«Shomèr ma mi-llailah»

Octávio Carmo, Agência ECCLESIA

No início, era a poesia. A Palavra aberta às significações e carregada de sentido.

Serve este pequeno preâmbulo para explicar o título que escolhi, uma passagem do Livro de Isaías (21,11): “Shomèr ma mi-llailah, shomèr ma mi-lell”.

Quanto resta ainda da noite, sentinela?

Quanto da escuridão teremos ainda de suportar?

Pedindo perdão pela liberdade poética na tradução, pergunto: quantas pessoas poderiam, hoje, repetir este grito? Quando chegará, por fim, a luz às suas vidas? Quem vigia sobre as suas noites, com atenção comprometida? Quem dará voz ao seu silêncio?

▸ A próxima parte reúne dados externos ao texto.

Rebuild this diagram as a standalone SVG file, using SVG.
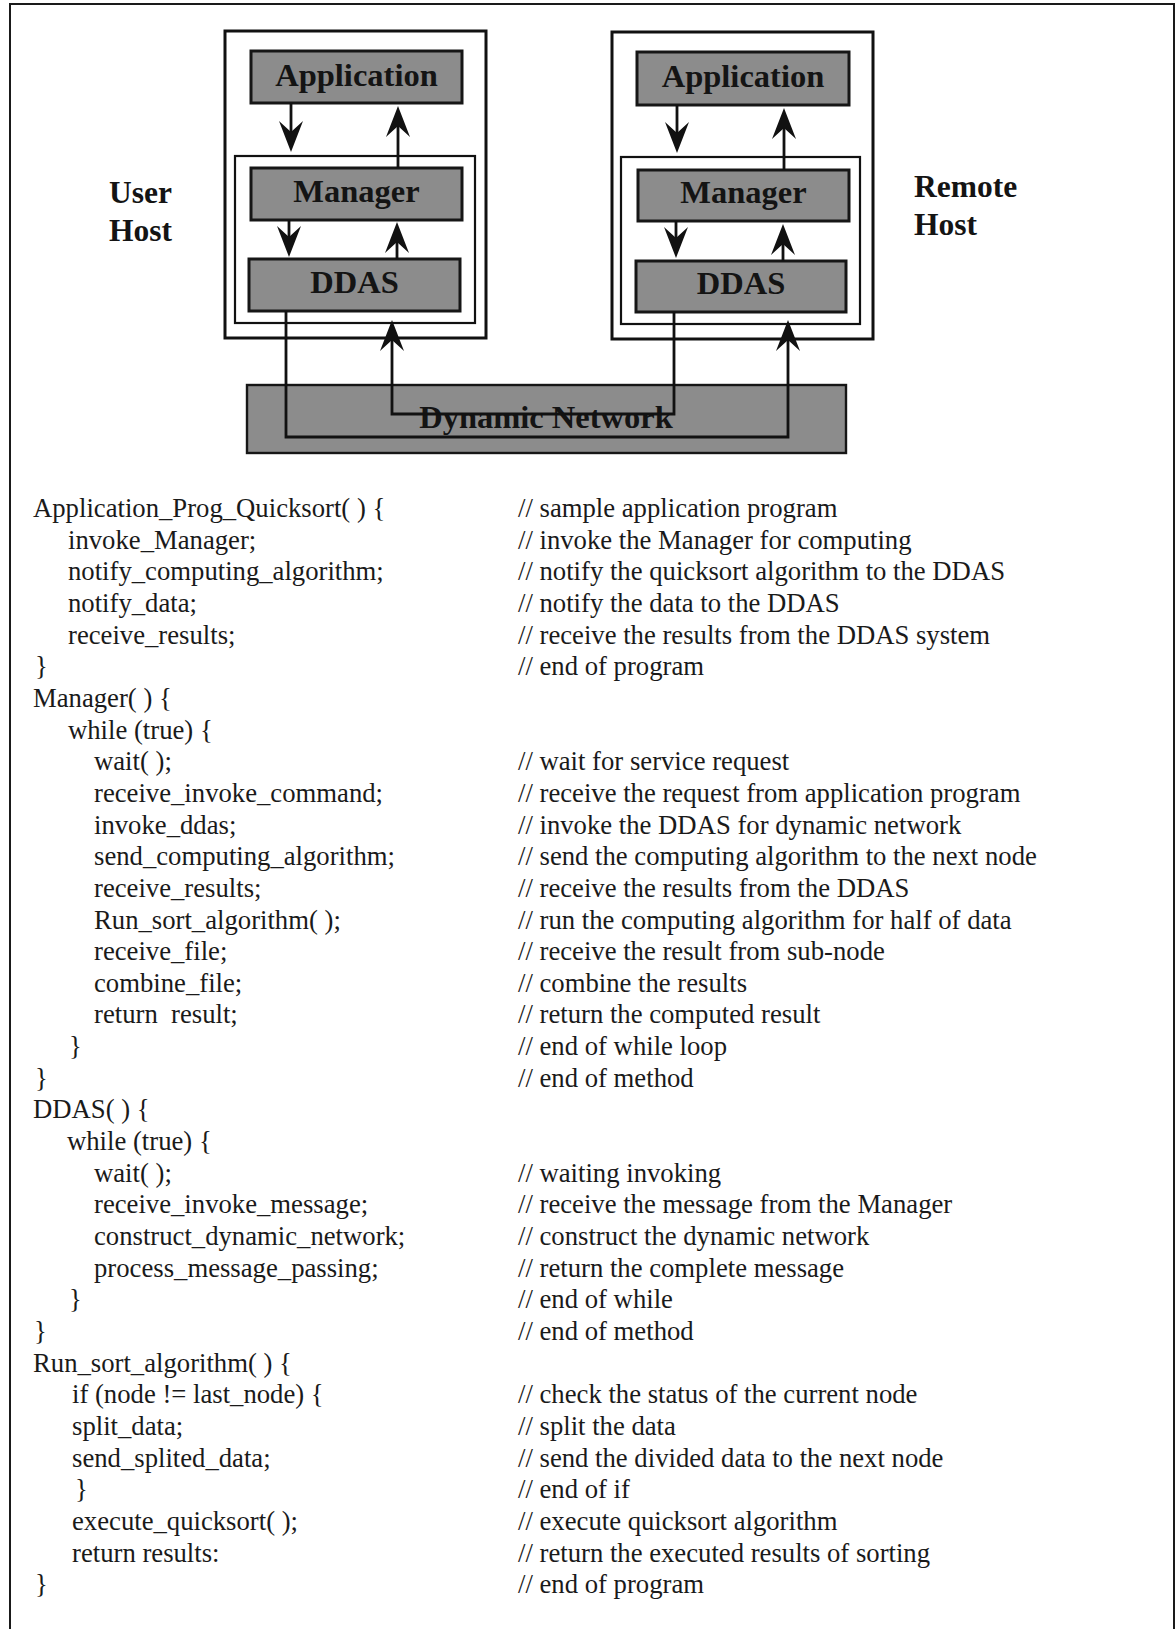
<svg xmlns="http://www.w3.org/2000/svg" width="1176" height="1629" viewBox="0 0 1176 1629">
  <style>
    .host { fill: #ffffff; stroke: #111111; stroke-width: 3; }
    .inner { fill: #ffffff; stroke: #111111; stroke-width: 2.2; }
    .box { fill: #8c8c8c; stroke: #161616; stroke-width: 3; }
    .net { fill: #8c8c8c; stroke: #161616; stroke-width: 2.4; }
    .lbl { font-family: "Liberation Serif", "Times New Roman", serif; font-weight: bold; font-size: 32.5px; fill: #141414; text-anchor: middle; }
    .side { font-family: "Liberation Serif", "Times New Roman", serif; font-weight: bold; font-size: 31.5px; fill: #141414; }
    .code { font-family: "Liberation Serif", "Times New Roman", serif; font-size: 26.7px; fill: #1a1a1a; }
    .flow { fill: none; stroke: #111111; stroke-width: 2.8; marker-end: url(#arrow); }
  </style>
  <defs>
    <!-- notched arrowhead; line ends 10px short of the tip -->
    <marker id="arrow" markerUnits="userSpaceOnUse" viewBox="0 0 31 24" refX="21" refY="12" markerWidth="31" markerHeight="24" orient="auto">
      <path d="M0,0 L31,12 L0,24 L11,12 Z" fill="#111111"/>
    </marker>
  </defs>

  <rect width="1176" height="1629" fill="#ffffff"/>

  <!-- page frame (open at the bottom) -->
  <path d="M10,1629 V4 H1174 V1629" fill="none" stroke="#1a1a1a" stroke-width="2"/>

  <!-- user host -->
  <g id="user-host">
    <rect class="host" x="225" y="31" width="261" height="307"/>
    <rect class="inner" x="235" y="156" width="240" height="167"/>
    <text class="side" x="109" y="203">User</text>
    <text class="side" x="109" y="241">Host</text>
  </g>
  <g id="user-application">
    <rect class="box" x="251" y="51" width="211" height="52"/>
    <text class="lbl" x="356.5" y="86">Application</text>
  </g>
  <g id="user-manager">
    <rect class="box" x="251" y="168" width="211" height="52"/>
    <text class="lbl" x="356.5" y="202">Manager</text>
  </g>
  <g id="user-ddas">
    <rect class="box" x="249" y="259" width="211" height="52"/>
    <text class="lbl" x="354.5" y="293">DDAS</text>
  </g>

  <!-- remote host -->
  <g id="remote-host">
    <rect class="host" x="612" y="32" width="261" height="307"/>
    <rect class="inner" x="621" y="157" width="239" height="167"/>
    <text class="side" x="914" y="197">Remote</text>
    <text class="side" x="914" y="235">Host</text>
  </g>
  <g id="remote-application">
    <rect class="box" x="637" y="52" width="212" height="53"/>
    <text class="lbl" x="743" y="87">Application</text>
  </g>
  <g id="remote-manager">
    <rect class="box" x="638" y="170" width="211" height="51"/>
    <text class="lbl" x="743.5" y="203">Manager</text>
  </g>
  <g id="remote-ddas">
    <rect class="box" x="636" y="261" width="210" height="51"/>
    <text class="lbl" x="741" y="294">DDAS</text>
  </g>

  <!-- network -->
  <g id="dynamic-network">
    <rect class="net" x="247" y="385" width="599" height="68"/>
    <text class="lbl" x="546" y="428">Dynamic Network</text>
  </g>

  <!-- connectors -->
  <g id="connectors">
    <path class="flow" d="M291,103 V142"/>
    <path class="flow" d="M398,168 V116"/>
    <path class="flow" d="M289,220 V247"/>
    <path class="flow" d="M397,259 V232"/>
    <path class="flow" d="M677,105 V143"/>
    <path class="flow" d="M784,170 V118"/>
    <path class="flow" d="M676,221 V248"/>
    <path class="flow" d="M783,261 V234"/>
    <path class="flow" d="M286,311 V437 H788 V330"/>
    <path class="flow" d="M674,312 V414 H392 V330"/>
  </g>

  <!-- pseudo code listing -->
  <g id="code" class="code">
    <text x="33" y="517">Application_Prog_Quicksort( ) {</text>
    <text x="68" y="548.7">invoke_Manager;</text>
    <text x="68" y="580.3">notify_computing_algorithm;</text>
    <text x="68" y="612">notify_data;</text>
    <text x="68" y="643.6">receive_results;</text>
    <text x="35" y="675.3">}</text>
    <text x="33" y="706.9">Manager( ) {</text>
    <text x="68" y="738.6">while (true) {</text>
    <text x="94" y="770.2">wait( );</text>
    <text x="94" y="801.9">receive_invoke_command;</text>
    <text x="94" y="833.5">invoke_ddas;</text>
    <text x="94" y="865.2">send_computing_algorithm;</text>
    <text x="94" y="896.8">receive_results;</text>
    <text x="94" y="928.5">Run_sort_algorithm( );</text>
    <text x="94" y="960.1">receive_file;</text>
    <text x="94" y="991.8">combine_file;</text>
    <text x="94" y="1023.4">return&#160; result;</text>
    <text x="69" y="1055.1">}</text>
    <text x="35" y="1086.7">}</text>
    <text x="33" y="1118.4">DDAS( ) {</text>
    <text x="67" y="1150">while (true) {</text>
    <text x="94" y="1181.7">wait( );</text>
    <text x="94" y="1213.3">receive_invoke_message;</text>
    <text x="94" y="1245">construct_dynamic_network;</text>
    <text x="94" y="1276.6">process_message_passing;</text>
    <text x="69" y="1308.3">}</text>
    <text x="34" y="1339.9">}</text>
    <text x="33" y="1371.6">Run_sort_algorithm( ) {</text>
    <text x="72" y="1403.2">if (node != last_node) {</text>
    <text x="72" y="1434.9">split_data;</text>
    <text x="72" y="1466.5">send_splited_data;</text>
    <text x="75" y="1498.2">}</text>
    <text x="72" y="1529.8">execute_quicksort( );</text>
    <text x="72" y="1561.5">return results:</text>
    <text x="35" y="1593.1">}</text>

    <text x="518" y="517">// sample application program</text>
    <text x="518" y="548.7">// invoke the Manager for computing</text>
    <text x="518" y="580.3">// notify the quicksort algorithm to the DDAS</text>
    <text x="518" y="612">// notify the data to the DDAS</text>
    <text x="518" y="643.6">// receive the results from the DDAS system</text>
    <text x="518" y="675.3">// end of program</text>
    <text x="518" y="770.2">// wait for service request</text>
    <text x="518" y="801.9">// receive the request from application program</text>
    <text x="518" y="833.5">// invoke the DDAS for dynamic network</text>
    <text x="518" y="865.2">// send the computing algorithm to the next node</text>
    <text x="518" y="896.8">// receive the results from the DDAS</text>
    <text x="518" y="928.5">// run the computing algorithm for half of data</text>
    <text x="518" y="960.1">// receive the result from sub-node</text>
    <text x="518" y="991.8">// combine the results</text>
    <text x="518" y="1023.4">// return the computed result</text>
    <text x="518" y="1055.1">// end of while loop</text>
    <text x="518" y="1086.7">// end of method</text>
    <text x="518" y="1181.7">// waiting invoking</text>
    <text x="518" y="1213.3">// receive the message from the Manager</text>
    <text x="518" y="1245">// construct the dynamic network</text>
    <text x="518" y="1276.6">// return the complete message</text>
    <text x="518" y="1308.3">// end of while</text>
    <text x="518" y="1339.9">// end of method</text>
    <text x="518" y="1403.2">// check the status of the current node</text>
    <text x="518" y="1434.9">// split the data</text>
    <text x="518" y="1466.5">// send the divided data to the next node</text>
    <text x="518" y="1498.2">// end of if</text>
    <text x="518" y="1529.8">// execute quicksort algorithm</text>
    <text x="518" y="1561.5">// return the executed results of sorting</text>
    <text x="518" y="1593.1">// end of program</text>
  </g>
</svg>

No tempo das redes sociais e da hiperdigitalização, as palavras atropelam-se. Parece que tudo o que é dito tem de ter valor absoluto, para poder ser ouvido – sacrificando elementos fundamentais da relação, como o silêncio, a escuta ou até a dúvida.

Somos vítimas de muitos males, que não se resolvem com o excesso das palavras. Vale a pena reaprender que, como as aves, tudo o que é dito também tem o seu voo: precisa de tempo para pousar, é certo, mas outras vezes tem de partir imediatamente.

Se não aprendermos esta gramática do percurso, temo que os nossos esforços estejam condenados ao fracasso. E que a madrugada mais escura não dê lugar a um dia novo, mas apenas a uma pausa entre noites.